Embora à primeira vista o título do livro nos sugira uma mera descrição da
política externa brasileira desde o fim da Guerra Fria, esta obra é muito mais
do que isso. É uma análise e interpretação cuidada da política externa levada a
cabo na era Fernando Henrique Cardoso (de 1992 a 2002), que inclui os anos em
que ocupou a pasta das Finanças e dos Negócios Estrangeiros. A estrutura do
livro é reveladora do método que está na base do trabalho aqui apresentado, o
que em certa medida se relaciona com o facto de o livro ser resultado da
dissertação de doutoramento que Sean W. Burges (professor na Universidade de
Otava e investigador do Council on Hemispheric Affairs) apresentou, em 2004, na
Universidade de Warwick. Aliás, algumas partes dos capítulos que compõem a obra
já tinham sido trazidas a público anteriormente através da sua publicação em
revistas académicas.
O ponto de partida do seu argumento reside em saber qual a estratégia de
política externa implementada pelo Brasil, entre 1992 e 2002, para preservar a
autonomia nacional, num contexto marcado por pressões e novas exigências
impostas pelo fim da Guerra Fria. Ao mesmo tempo que pretende saber como é que
um país em desenvolvimento, com uma determinada ideia quanto à sua dependência
da economia global, consegue desenvolver iniciativas económicas, como a
formação de uma sub-região (a América do Sul) ou a implementação de um programa
de integração de infra-estruturas físicas.
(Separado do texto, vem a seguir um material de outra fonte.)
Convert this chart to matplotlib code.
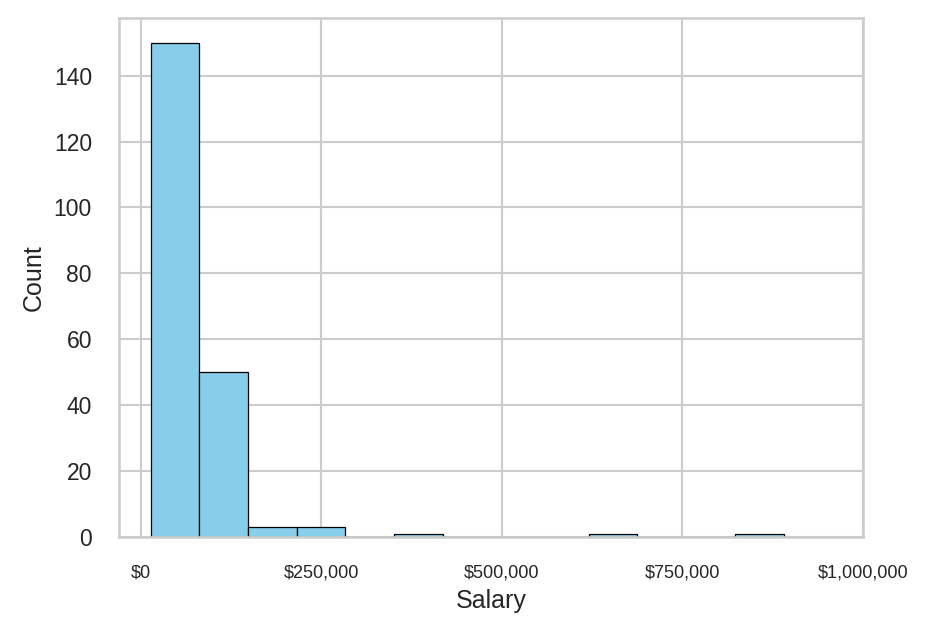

Para responder a estas questões, Sean Burges, além de caracterizar a política
externa brasileira desde o início do século XX, desenvolve o conceito de
«hegemonia consensual», isto é, a estratégia que orienta a política externa
brasileira permite combinar acções que aparentemente são independentes do
projecto de liderança regional. Este conceito, introduzido por Sean Burges e
baseado nas ideias de Gramsci, permite entender, em certa medida, como é que o
Itamaraty consegue convencer os outros países sul-americanos a subscreverem a
sua visão acerca da hegemonia continental sem que os custos económicos e
securitários de liderança incorram para o Brasil. A integração regional é então
apontada pelo autor como o instrumento utilizado pelo Brasil para avançar com o
projecto de liderança (regional).
Wilhelm Hofmeister, Francisco Rojas e Luis Guillermo Solís (org.), La
Percepción de Brasil en el Contexto Internacional: Perspectivas y Desafíos
(vol. 1)
Rio de Janeiro, Konrad-Adenauer-Stiftung, 2007, 368 pp.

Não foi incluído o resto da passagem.